Victoria deserved a mother who wanted to be a mom, who knew how to be a parent. If only I hadn’t spent nine months wishing for a different outcome, maybe I’d have some of these answers, or I’d at least have considered the questions. Figuring out what I wanted was too much, and I was out of time.
It turned out, sticking my head in the sand wasn’t the answer at all to motherhood or to what had happened with Kenny.
“I wish I could say it enough times that you’d believe me, that I could make you believe me,” he said.
“I wish it was that simple too. ”
He let go of my hand and went to my bag, rifling through it. At last, he pulled out a lollipop, ripped off the wrapper, and stared at it for a moment. “Some days, this is a poor substitute for a cigarette.”
“Don’t start smoking again.” Through my tears, I smiled. “It’s gross.
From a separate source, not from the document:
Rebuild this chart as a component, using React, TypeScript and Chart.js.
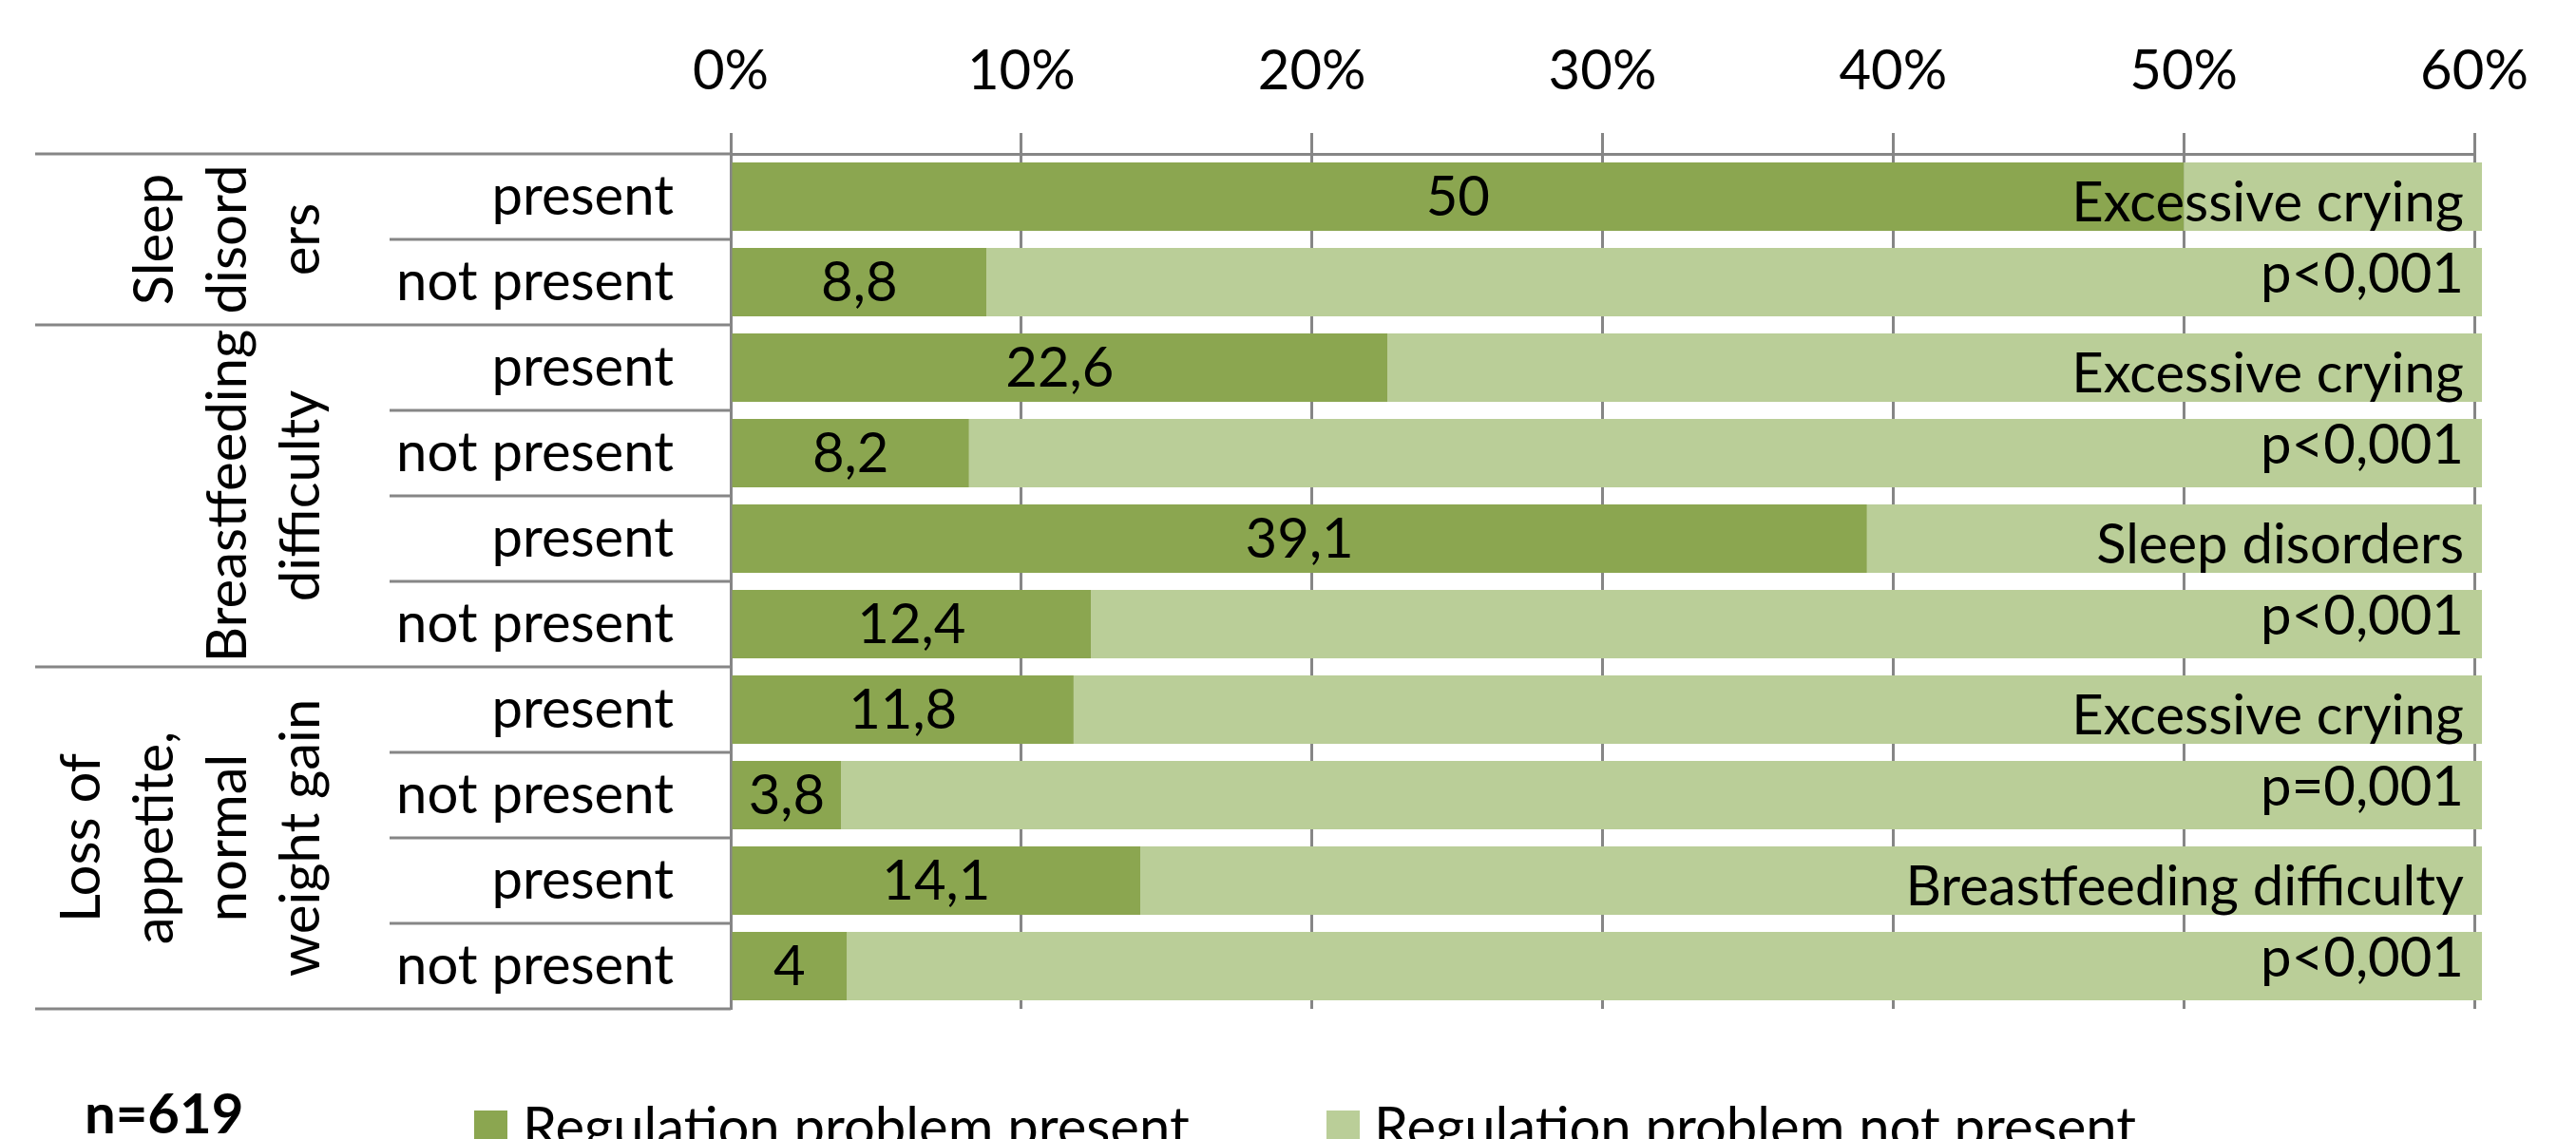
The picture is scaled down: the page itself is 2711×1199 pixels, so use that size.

I love the way you smell—like candy.”
“I hate her for what she’s done to you, the way she’s manipulated you.” He twirled the lollipop, not putting it into his mouth. “You’re incredible, and the only time she lets you feel that way is when you’re dancing to the tune she plays.”
Maybe that was true. For the last few years, the one person I trusted and had turned to in a crisis had been my mother. “My relationship with her is all I’ve known.” I drew my hair around to rest on my shoulder. “I don’t think I’ll be a good mom.”
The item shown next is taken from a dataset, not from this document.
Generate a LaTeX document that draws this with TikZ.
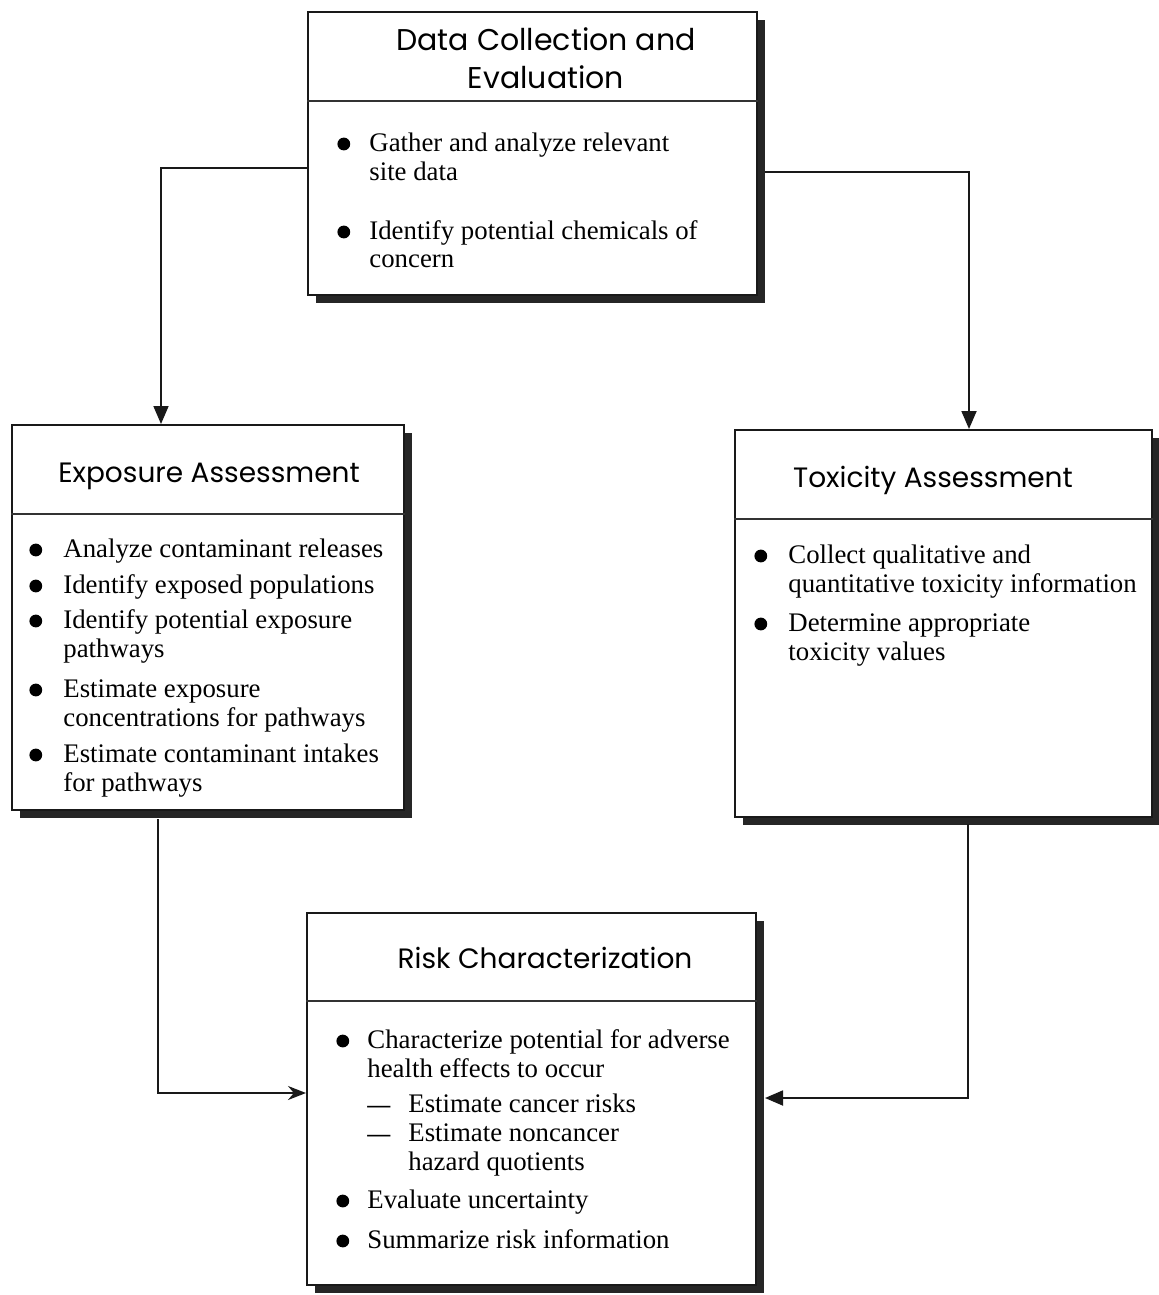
\documentclass[tikz,border=0pt]{standalone}
\usepackage{fontspec}
\usepackage{graphicx}
\setmainfont{Liberation Serif}
\newfontfamily\titlefont{Poppins}
\usetikzlibrary{arrows.meta,shadows}
\newcommand{\bl}[1]{\makebox[#1][l]{\raisebox{0.3pt}{\tikz\fill (0pt,0pt) circle (3.2pt);}}}
\newcommand{\dsh}{\makebox[20.5pt][l]{\fontsize{11.5}{14.5}\selectfont\bfseries ---}}
\begin{document}
\begin{tikzpicture}[x=0.5pt,y=-0.5pt,
  box/.style={draw=black!90, line width=1pt, fill=white, rectangle, inner sep=0pt,
    drop shadow={shadow xshift=4pt, shadow yshift=-4pt, fill=black!85, opacity=1}},
  ttl/.style={font=\titlefont\fontsize{14}{19}\selectfont, anchor=base, inner sep=0pt},
  body/.style={font=\fontsize{13.4}{14.5}\selectfont, anchor=base west, inner sep=0pt},
  divider/.style={draw=black!80, line width=0.7pt},
  conn/.style={draw=black!90, line width=0.9pt},
  downtip/.style={-{Triangle[length=9pt,width=7.5pt]}},
  sidetip/.style={-{Stealth[length=9pt,width=7pt]}},
]
\useasboundingbox (0,0) rectangle (1158,1295);
\fill[white] (0,0) rectangle (1158,1295);

% Data Collection and Evaluation
\node[box, minimum width=224.5pt, minimum height=141.5pt] (dce) at (532.5,153.5) {};
\draw[divider] ([yshift=-45pt]dce.north west) -- ([yshift=-45pt]dce.north east);
\node[ttl, font=\titlefont\fontsize{15}{19}\selectfont] (dcet) at (546,51) {\begin{tabular}[t]{@{}c@{}}Data Collection and\\Evaluation\end{tabular}};
\node[body] (dceb) at (337,151) {\begin{tabular}[t]{@{}l@{}l@{}}
\bl{16pt}&Gather and analyze relevant\\
&site data\\[15pt]
\bl{16pt}&Identify potential chemicals of\\
&concern
\end{tabular}};

% Exposure Assessment
\node[box, minimum width=196pt, minimum height=192.5pt] (exa) at (208,617.5) {};
\draw[divider] ([yshift=-45pt]exa.north west) -- ([yshift=-45pt]exa.north east);
\node[ttl] (exat) at (209,482) {Exposure Assessment};
\node[body] (exab) at (29,557) {\begin{tabular}[t]{@{}l@{}l@{}}
\bl{17pt}&Analyze contaminant releases\\[3.5pt]
\bl{17pt}&Identify exposed populations\\[3pt]
\bl{17pt}&Identify potential exposure\\
&pathways\\[5.5pt]
\bl{17pt}&Estimate exposure\\
&concentrations for pathways\\[3.5pt]
\bl{17pt}&Estimate contaminant intakes\\
&for pathways
\end{tabular}};

% Toxicity Assessment
\node[box, minimum width=208.5pt, minimum height=193.5pt] (tox) at (943.5,623.5) {};
\draw[divider] ([yshift=-45pt]tox.north west) -- ([yshift=-45pt]tox.north east);
\node[ttl] (toxt) at (933,487) {Toxicity Assessment};
\node[body] (toxb) at (754,563) {\begin{tabular}[t]{@{}l@{}l@{}}
\bl{17pt}&Collect qualitative and\\
&quantitative toxicity information\\[5pt]
\bl{17pt}&Determine appropriate\\
&toxicity values
\end{tabular}};

% Risk Characterization
\node[box, minimum width=224.5pt, minimum height=186pt] (rc) at (531.5,1099) {};
\draw[divider] ([yshift=-44.5pt]rc.north west) -- ([yshift=-44.5pt]rc.north east);
\node[ttl] (rct) at (545,968) {Risk Characterization};
\node[body] (rcb) at (336,1048) {\begin{tabular}[t]{@{}l@{}l@{}}
\bl{15.5pt}&Characterize potential for adverse\\
&health effects to occur\\[3pt]
&\dsh Estimate cancer risks\\
&\dsh Estimate noncancer\\
&\hspace*{20.5pt}hazard quotients\\[4.5pt]
\bl{15.5pt}&Evaluate uncertainty\\[5.5pt]
\bl{15.5pt}&Summarize risk information
\end{tabular}};

% Connectors
\draw[conn, downtip] ([yshift=-7.25pt]dce.west) -| ([xshift=-23.5pt]exa.north);
\draw[conn, downtip] ([xshift=3.5pt,yshift=-9.25pt]dce.east) -| ([xshift=12.75pt]tox.north);
\draw[conn, sidetip] ([xshift=-25pt,yshift=-4pt]exa.south) |- ([yshift=3pt]rc.west);
\draw[conn, downtip] ([xshift=12.25pt,yshift=-3pt]tox.south) |- ([xshift=4pt,yshift=0.5pt]rc.east);
\end{tikzpicture}
\end{document}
“You’re not like her.” He squeezed my hand.
I might not be like her, but I’d been raised by her. When I was cornered, I bit back like Laura, willing to say or do whatever I needed to get out of a jam, to come out on top. There was too much of my mom in me to be sure I wouldn’t eventually slip into my mother’s shoes. I didn’t want to, but I couldn’t imagine changing my mindset was as easy as Tyler made it seem. Just don’t be like her. Simple. Impossible. Half the time when I was acting like Laura, I couldn’t see it until afterward.
Even if I was sure I wanted to be a mother, sure I could overcome my upbringing to do better for Victoria, there was still Kenny’s trial looming. I didn’t want to drag Tyler and Victoria into this version of the spotlight. The press coverage would be dirty and ugly and filled with my most shameful moments.
“There’s no version of you I don’t love.” He peered down, his cognac eyes intense. “I’ve seen every side of you in the last few months. I love all of them. I don’t know if I’m being fair saying these things to you. You’ve been very clear from the start about where we were headed.” He searched my expression. “But I’ve seen what regret looks like—desperate and ugly. I don’t want that for you. I don’t want it for me. So, I’m putting everything out there. Whatever is happening with you, I want to be part of it. I don’t care how messy the situation is. I don’t care how hard our life is.”
When I met his sincere gaze, my resolve faltered. He’d stand beside me. Hell, he’d probably carry me on his back like an albatross for the rest of our lives if I asked. There was no question Tyler was the kind of man any woman would want in her life. Without Victoria, I’d stay with him, let the madness consume us. I loved our daughter too much to risk everyone’s happiness and well-being.
“Can I think about it?” Tears were pooling in my eyes, slipping down my cheeks. There’d be no more thinking. I’d made my decision.
His shoulders sagged, and he nodded. “Yeah, of course.”
“But when we’re released, I want to go home with you. If that’s okay?” One last time.
He’d been focused on the baby, and at the tremble in my voice, he smoothed down my hair. “You’ll always have a home with me and Victoria. You’ll always be welcome. You never have to ask.” His voice cracked, and he bent to pick up the baby.